A L'ÉTUDE DU DROIT PUBLIC POSITIF FRANÇAIS.

CHAPITRE PREMIER.

BASE PHILOSOPHIQUE DU DROIT PUBLIC.

SOMMAIRE.

1. De la loi en général.

2. De la loi divine ou naturelle.

3. De la loi humaine ou positive.

4. La législation positive repose sur la connaissance de l'homme et de sa destinée.

5. Différentes opinions sur la nature et la destinée de l'homme.

6. La base de la morale est le juste et non l'utile.

7. La société est de droit absolu.--Fausse théorie du Contrat social.

8. La forme de la société est de droit positif.

9. Du droit d'organiser la société, ou de la souveraineté.

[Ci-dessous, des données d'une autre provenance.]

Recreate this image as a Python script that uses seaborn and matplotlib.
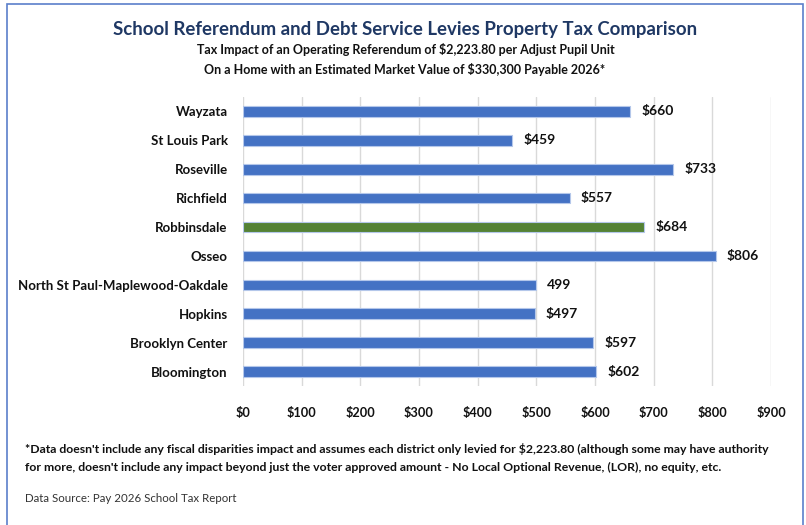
import matplotlib
matplotlib.use("Agg")
import matplotlib.pyplot as plt
import seaborn as sns
import pandas as pd
from matplotlib.patches import Rectangle

districts = ["Wayzata", "St Louis Park", "Roseville", "Richfield", "Robbinsdale",
             "Osseo", "North St Paul-Maplewood-Oakdale", "Hopkins",
             "Brooklyn Center", "Bloomington"]
tax_impact = [660, 459, 733, 557, 684, 806, 499, 497, 597, 602]
value_labels = ["$660", "$459", "$733", "$557", "$684", "$806", "499", "$497", "$597", "$602"]
highlight = ["other", "other", "other", "other", "focus", "other", "other", "other", "other", "other"]
x_ticks = [0, 100, 200, 300, 400, 500, 600, 700, 800, 900]
x_tick_labels = ["$0", "$100", "$200", "$300", "$400", "$500", "$600", "$700", "$800", "$900"]

title = "School Referendum and Debt Service Levies Property Tax Comparison"
subtitle1 = "Tax Impact of an Operating Referendum of $2,223.80 per Adjust Pupil Unit"
subtitle2 = "On a Home with an Estimated Market Value of $330,300 Payable 2026*"
note1 = ("*Data doesn't include any fiscal disparities impact and assumes each district only levied for $2,223.80 "
         "(although some may have authority")
note2 = ("for more, doesn't include any impact beyond just the voter approved amount - No Local Optional Revenue, "
         "(LOR), no equity, etc.")
source = "Data Source: Pay 2026 School Tax Report"

sns.set_theme(style="white")
plt.rcParams["font.family"] = ["Lato", "DejaVu Sans"]

df = pd.DataFrame({"district": districts, "value": tax_impact, "group": highlight})

fig = plt.figure(figsize=(8.06, 5.25), dpi=100)
fig.patch.set_facecolor("white")
ax = fig.add_axes([243/806, 1-386/525, 528/806, 289/525])

sns.barplot(data=df, y="district", x="value", hue="group", order=districts,
            palette={"other": "#4472C4", "focus": "#548235"}, dodge=False, saturation=1,
            width=0.37, edgecolor="#B4C7EA", linewidth=0.8, legend=False, ax=ax)

ax.set_xlim(0, 900)
ax.set_ylim(9.5, -0.5)
ax.set_xticks(x_ticks)
ax.set_xticklabels(x_tick_labels, fontsize=9.2, fontweight="bold")
ax.tick_params(axis="x", length=0, pad=15)
ax.tick_params(axis="y", length=0, pad=11)
for lab in ax.get_yticklabels():
    lab.set_fontsize(9.5)
    lab.set_fontweight("bold")
    lab.set_color("#111111")
for lab in ax.get_xticklabels():
    lab.set_color("#111111")
ax.set_xlabel("")
ax.set_ylabel("")
ax.grid(axis="x", color="#D9D9D9", linewidth=1)
ax.set_axisbelow(True)
for s in ax.spines.values():
    s.set_visible(False)

for cont in ax.containers:
    labs = []
    for bar in cont:
        h = bar.get_height()
        if h != h or bar.get_width() == 0:
            labs.append("")
            continue
        yc = bar.get_y() + h / 2
        idx = int(round(yc))
        labs.append(value_labels[idx])
    ax.bar_label(cont, labels=labs, padding=8, fontsize=10, fontweight="bold", color="#111111")

fig.text(405/806, 1-30/525, title, ha="center", va="center", fontsize=13.4,
         fontweight="bold", color="#1F3864")
fig.text(405.5/806, 1-50/525, subtitle1, ha="center", va="center", fontsize=9,
         fontweight="bold", color="#111111")
fig.text(405/806, 1-70/525, subtitle2, ha="center", va="center", fontsize=9,
         fontweight="bold", color="#111111")
fig.text(25/806, 1-449/525, note1, ha="left", va="center", fontsize=8.85,
         fontweight="bold", color="#111111")
fig.text(25/806, 1-467/525, note2, ha="left", va="center", fontsize=8.85,
         fontweight="bold", color="#111111")
fig.text(25/806, 1-498/525, source, ha="left", va="center", fontsize=8.3,
         color="#333333")

fig.patches.append(Rectangle((7/806, -0.02), 796/806, 1-4/525+0.02, transform=fig.transFigure,
                             fill=False, edgecolor="#5B7FCB", linewidth=1.2))

fig.savefig("out.png", dpi=100)
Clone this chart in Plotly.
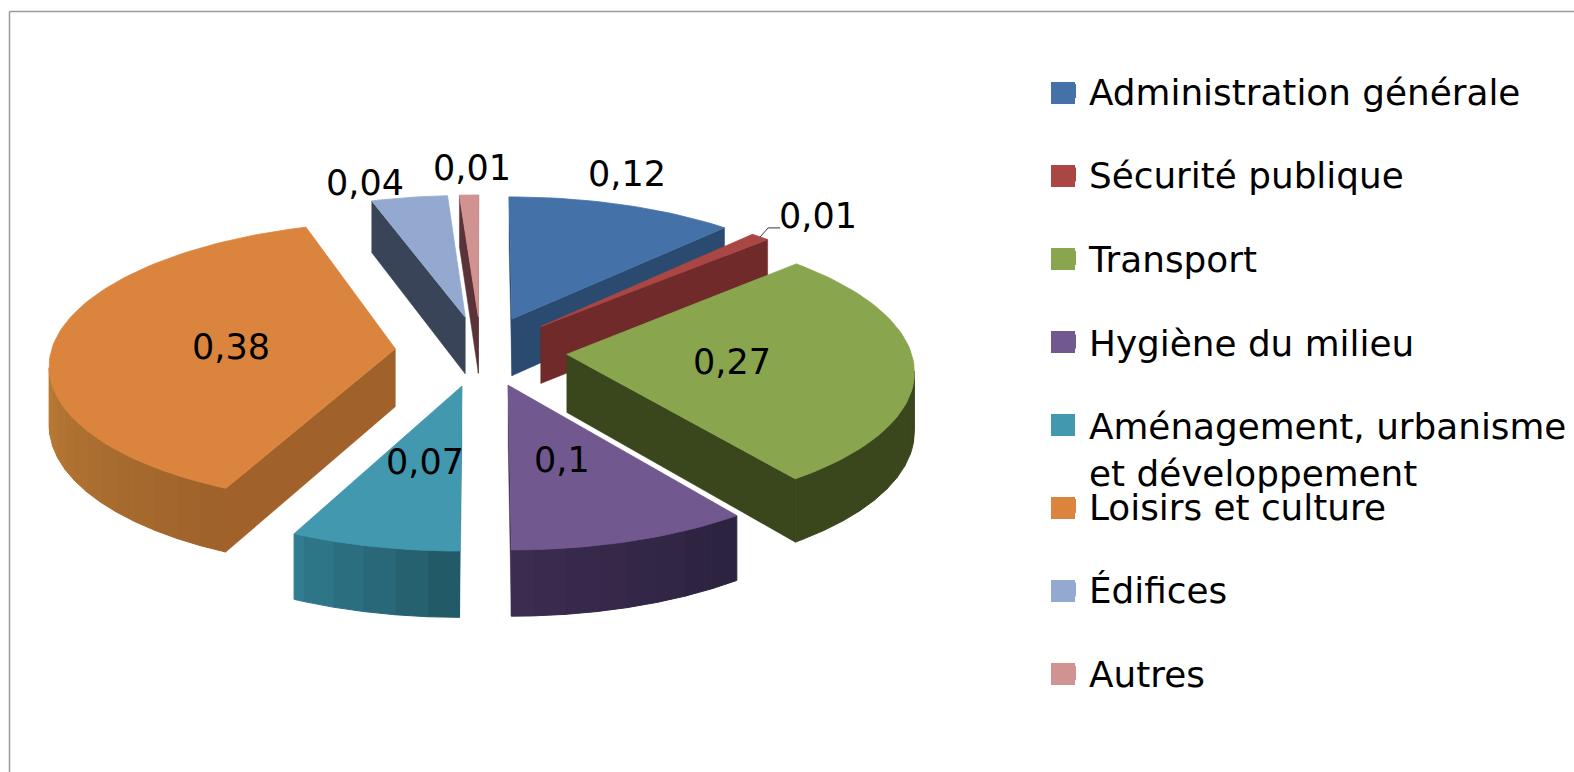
import math
import plotly.graph_objects as go

categories = ["Administration générale", "Sécurité publique", "Transport", "Hygiène du milieu",
              "Aménagement, urbanisme<br>et développement", "Loisirs et culture", "Édifices", "Autres"]
values = [0.12, 0.01, 0.27, 0.10, 0.07, 0.38, 0.04, 0.01]
top_colors = ["#4472A8", "#AA4644", "#89A54E", "#71588F", "#4198AF", "#DB843D", "#93A9CF", "#D19392"]
wall_light = ["#2A4A70", "#6F2A29", "#3A471D", "#3C2C50", "#317C90", "#B87A35", "#3A4458", "#5A3338"]
wall_dark = ["#2A4A70", "#6F2A29", "#3A471D", "#2C2340", "#235A68", "#9F622A", "#3A4458", "#5A3338"]
radial_color = ["#2A4A70", "#6F2A29", "#3A471D", "#3C2C50", "#317C90", "#A0622A", "#3A4458", "#5A3338"]
label_pos = [(627, 174), (818, 216), (732, 362), (562, 460), (425, 462), (231, 347), (365, 183), (472, 168)]
swatch_centers = [93, 176, 259, 342, 425, 508, 591, 674]

CX, CY, RX, RY, P, H, EXPLODE = 481, 351, 344, 140.6, 0.101, 58, 0.25
FONT = "DejaVu Sans"
FS = 35.8
LABEL_FS = 35


def project(u, v, z=0.0):
    s = 1 + P * v
    return CX + u * RX / s, CY - v * RY / s + z * H / s


def mix(a, b, t):
    ca = [int(a[i:i + 2], 16) for i in (1, 3, 5)]
    cb = [int(b[i:i + 2], 16) for i in (1, 3, 5)]
    return "#%02x%02x%02x" % tuple(round(x + (y - x) * t) for x, y in zip(ca, cb))


def poly(pts, color, lw=1.0):
    return go.Scatter(x=[p[0] for p in pts] + [pts[0][0]], y=[p[1] for p in pts] + [pts[0][1]],
                      mode="lines", fill="toself", fillcolor=color, line=dict(color=color, width=lw),
                      hoverinfo="skip", showlegend=False)


slices, cum = [], 0.0
for i, val in enumerate(values):
    a0, a1 = cum * 2 * math.pi, (cum + val) * 2 * math.pi
    cum += val
    mid = (a0 + a1) / 2
    ou, ov = EXPLODE * math.sin(mid), EXPLODE * math.cos(mid)
    n = max(4, int((a1 - a0) / math.radians(1.5)))
    arc = [(ou + math.sin(a0 + (a1 - a0) * k / n), ov + math.cos(a0 + (a1 - a0) * k / n)) for k in range(n + 1)]
    slices.append(dict(i=i, apex=(ou, ov), arc=arc))

BAND = 3
fig = go.Figure()
for s in sorted(slices, key=lambda q: -q["apex"][1]):
    i, apex, arc = s["i"], s["apex"], s["arc"]
    for P0, Q0 in ((apex, arc[0]), (arc[-1], apex)):
        a, b = project(*P0), project(*Q0)
        if b[0] < a[0]:
            fig.add_trace(poly([a, b, project(*Q0, 1), project(*P0, 1)], radial_color[i], 0.5))
    edges = [k for k in range(len(arc) - 1) if project(*arc[k + 1])[0] < project(*arc[k])[0]]
    if edges:
        starts = list(range(0, len(edges), BAND))
        for j, st in enumerate(starts):
            chunk = edges[st:st + BAND]
            run = [arc[k] for k in chunk] + [arc[chunk[-1] + 1]]
            t = j / max(1, len(starts) - 1)
            pts = [project(*p) for p in run] + [project(*p, 1) for p in reversed(run)]
            fig.add_trace(poly(pts, mix(wall_dark[i], wall_light[i], t)))
    fig.add_trace(poly([project(*apex)] + [project(*p) for p in arc], top_colors[i], 0.8))

for i, name in enumerate(categories):
    key = "rgba(0,0,0,0)" if "<br>" in name else top_colors[i]
    fig.add_trace(go.Scatter(x=[None], y=[None], mode="markers", name=name, legendgroup=str(i),
                             legend="legend" if i < 5 else "legend2",
                             marker=dict(symbol="square", size=14, color=key, line=dict(width=0))))

red = slices[1]
lx, ly = project(*red["arc"][len(red["arc"]) // 2])
fig.add_trace(go.Scatter(x=[lx, lx + 8, lx + 20], y=[ly, ly - 9, ly - 9], mode="lines",
                         line=dict(color="#333333", width=1), hoverinfo="skip", showlegend=False))

annotations = [dict(x=x, y=y, xref="x", yref="y", text=f"{v:g}".replace(".", ","), showarrow=False,
                    font=dict(family=FONT, size=LABEL_FS, color="#000000"))
               for v, (x, y) in zip(values, label_pos)]

shapes = [dict(type="line", xref="x", yref="y", x0=9.5, x1=9.5, y0=11.5, y1=772, line=dict(color="#9A9A9A", width=1.5)),
          dict(type="line", xref="x", yref="y", x0=9.5, x1=1574, y0=11.5, y1=11.5, line=dict(color="#9A9A9A", width=1.5))]
for yc, col in zip(swatch_centers, top_colors):
    shapes.append(dict(type="rect", xref="x", yref="y", x0=1051, x1=1075, y0=yc - 11, y1=yc + 11,
                       fillcolor=col, line=dict(width=0), layer="above"))

legend_style = dict(font=dict(family=FONT, size=FS, color="#000000"), bgcolor="rgba(0,0,0,0)",
                    tracegroupgap=34, itemsizing="trace", itemclick=False, itemdoubleclick=False,
                    xanchor="left", yanchor="top", borderwidth=0)

fig.update_layout(
    width=1574, height=772, autosize=False, margin=dict(l=0, r=0, t=0, b=0, autoexpand=False),
    paper_bgcolor="white", plot_bgcolor="white",
    xaxis=dict(range=[0, 1574], visible=False, fixedrange=True),
    yaxis=dict(range=[772, 0], visible=False, fixedrange=True),
    annotations=annotations, shapes=shapes,
    legend=dict(x=1049 / 1574, y=1 - 61.2 / 772, **legend_style),
    legend2=dict(x=1049 / 1574, y=1 - 476.2 / 772, **legend_style),
)
fig.write_html("out.html", config=dict(displayModeBar=False),
               post_script="document.body.style.margin='0';document.body.style.overflow='hidden';")
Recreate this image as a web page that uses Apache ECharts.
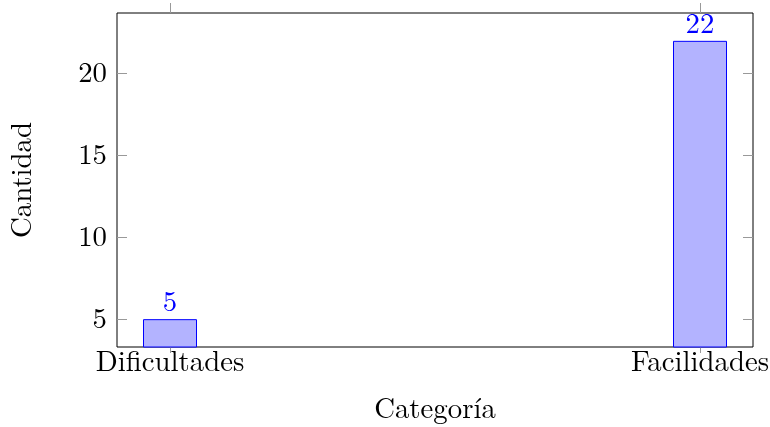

10. Souveraineté du droit divin.

11. Souveraineté du peuple.

12. L'exercice de la souveraineté ne doit appartenir qu'à la partie intelligente de la société.

TOME I.

1

13. Des révolutions sociales et des révolutions politiques.

14. Des droits naturels.

15. De l'égalité.

16. De la propriété.

17. Résumé.

De la liberté.

18. Différence du droit public païen et du droit public chrétien.

1. Quand l'homme réfléchit sur tout ce qui se passe autour de lui, il est frappé de la succession régulière de certains faits qui, soit dans l'ordre physique, soit dans l'ordre moral, se reproduisent d'une manière uniforme : d'un côté, le cours des astres, les phénomènes de la vie et de la végétation; de l'autre, l'homme considéré comme être intelligent, la famille, la société : voilà, pour ainsi dire, deux mondes distincts, qui présentent, à un degré plus ou moins parfait, des idées d'ordre et d'harmonie. L'ordre et l'harmonie supposent des règles imposées soit à la nature inerte, soit à la nature intelligente; ces règles, on les désigne sous le nom de lois.

2. Le suprême législateur est Dieu, créateur et conservateur de toutes choses; c'est lui qui a donné à la matière des lois tellement admirables, que le plus grand effort de l'esprit humain a été d'en dévoiler quelquesunes, et que sa plus grande jouissance consiste à les étudier; c'est lui qui a créé les lois plus merveilleuses encore et tout à fait impénétrables, en vertu desquelles l'esprit a été joint à la matière pour composer l'homme chef-d'œuvre de la création visible; c'est lui enfin qui a placé dans la conscience humaine des lois qui, chez tous les peuples, dans tous les temps, ont été la règle de conduite des hommes vertueux.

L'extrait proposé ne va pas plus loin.